→ Brief:
Only the number is needed: how many lines contain the word "size"?

→ Records:
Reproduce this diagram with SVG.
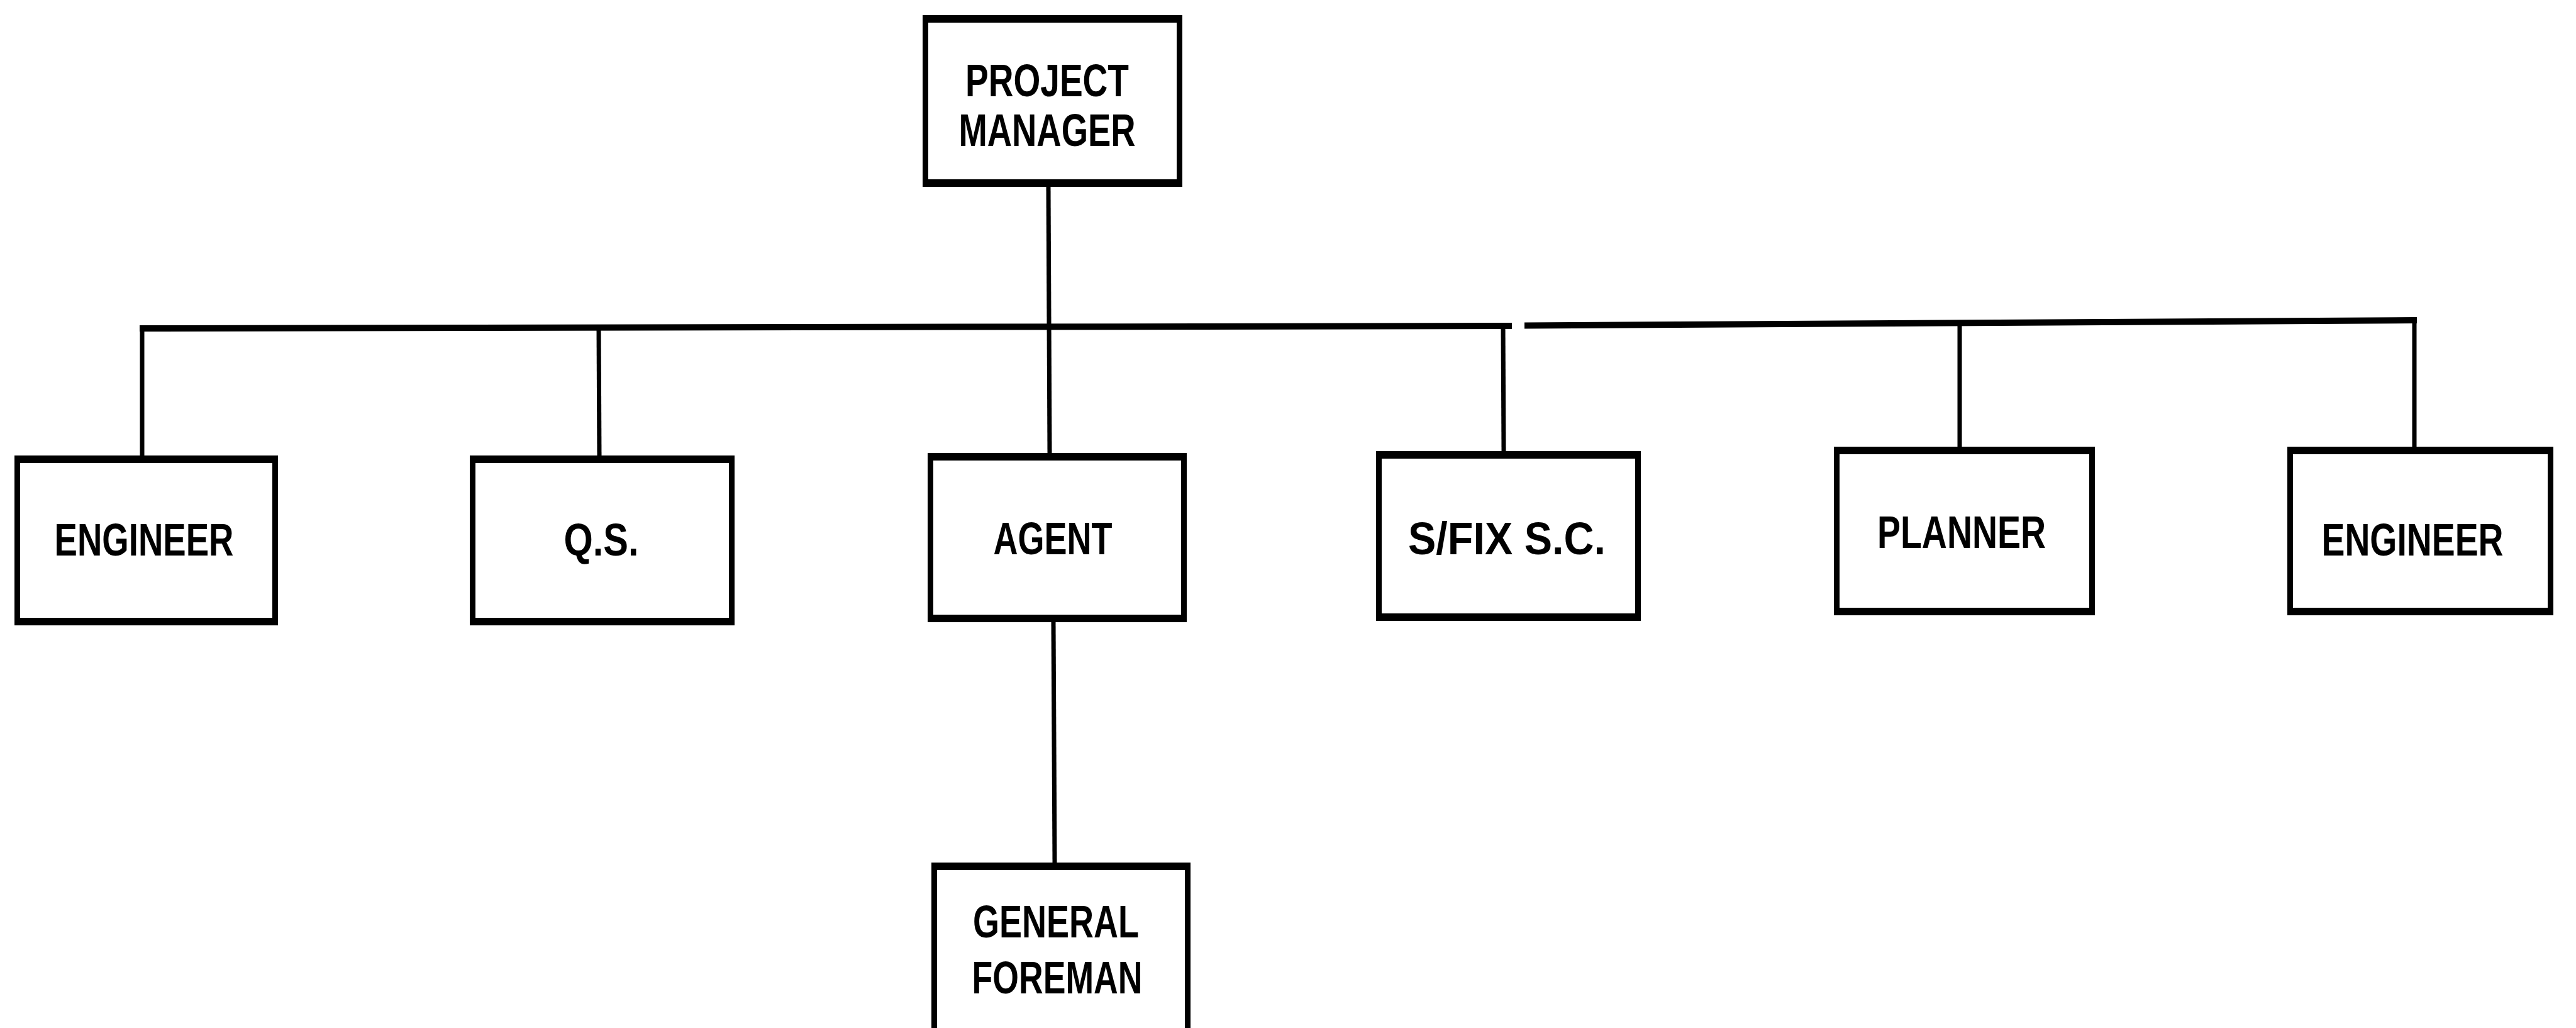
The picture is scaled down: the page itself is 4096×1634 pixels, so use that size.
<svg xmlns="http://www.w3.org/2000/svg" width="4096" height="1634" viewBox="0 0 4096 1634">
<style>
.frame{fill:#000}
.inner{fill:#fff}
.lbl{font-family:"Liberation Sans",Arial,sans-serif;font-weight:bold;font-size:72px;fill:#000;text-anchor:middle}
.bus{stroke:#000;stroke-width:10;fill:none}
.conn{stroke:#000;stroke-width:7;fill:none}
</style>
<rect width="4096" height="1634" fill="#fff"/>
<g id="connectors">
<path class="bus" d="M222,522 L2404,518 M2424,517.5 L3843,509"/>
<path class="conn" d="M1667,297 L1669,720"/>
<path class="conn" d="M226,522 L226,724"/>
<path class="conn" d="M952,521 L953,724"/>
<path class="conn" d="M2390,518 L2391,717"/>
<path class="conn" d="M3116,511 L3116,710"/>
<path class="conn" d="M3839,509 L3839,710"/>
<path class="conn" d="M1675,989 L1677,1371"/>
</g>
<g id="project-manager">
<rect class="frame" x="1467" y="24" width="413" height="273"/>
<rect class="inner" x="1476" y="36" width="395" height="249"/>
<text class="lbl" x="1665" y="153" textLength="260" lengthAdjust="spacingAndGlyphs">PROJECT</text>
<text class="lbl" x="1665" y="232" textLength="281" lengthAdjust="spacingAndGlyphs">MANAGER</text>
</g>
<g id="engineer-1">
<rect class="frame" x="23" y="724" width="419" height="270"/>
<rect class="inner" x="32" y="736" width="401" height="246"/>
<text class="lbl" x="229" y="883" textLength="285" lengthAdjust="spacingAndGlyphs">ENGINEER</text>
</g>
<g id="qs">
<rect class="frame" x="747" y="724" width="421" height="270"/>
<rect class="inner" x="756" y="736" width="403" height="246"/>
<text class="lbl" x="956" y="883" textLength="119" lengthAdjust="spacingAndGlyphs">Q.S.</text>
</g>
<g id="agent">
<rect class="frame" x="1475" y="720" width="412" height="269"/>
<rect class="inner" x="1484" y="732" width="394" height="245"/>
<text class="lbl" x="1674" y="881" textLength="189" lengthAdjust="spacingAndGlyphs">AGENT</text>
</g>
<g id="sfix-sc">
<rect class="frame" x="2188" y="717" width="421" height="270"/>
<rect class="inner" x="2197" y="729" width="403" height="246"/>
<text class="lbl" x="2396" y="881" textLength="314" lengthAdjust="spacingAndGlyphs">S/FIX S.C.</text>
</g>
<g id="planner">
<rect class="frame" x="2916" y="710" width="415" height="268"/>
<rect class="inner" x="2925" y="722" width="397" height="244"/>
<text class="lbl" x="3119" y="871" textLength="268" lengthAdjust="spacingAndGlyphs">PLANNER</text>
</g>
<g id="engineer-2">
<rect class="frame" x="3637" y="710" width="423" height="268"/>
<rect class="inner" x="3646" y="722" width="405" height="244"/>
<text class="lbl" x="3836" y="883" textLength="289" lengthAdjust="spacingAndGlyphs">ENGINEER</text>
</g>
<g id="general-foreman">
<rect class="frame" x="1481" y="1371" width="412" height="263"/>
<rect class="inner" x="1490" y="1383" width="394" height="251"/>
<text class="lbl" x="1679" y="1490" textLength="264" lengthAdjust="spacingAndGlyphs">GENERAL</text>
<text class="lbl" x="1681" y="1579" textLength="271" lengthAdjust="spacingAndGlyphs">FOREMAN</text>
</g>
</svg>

==

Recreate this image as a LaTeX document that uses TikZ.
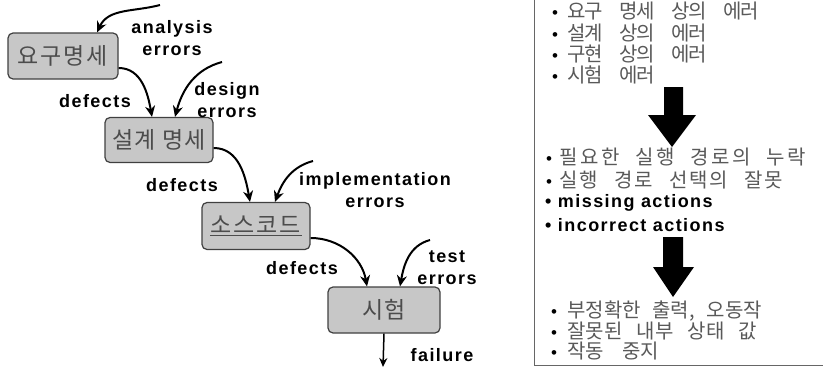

→ Response for this exercise:
2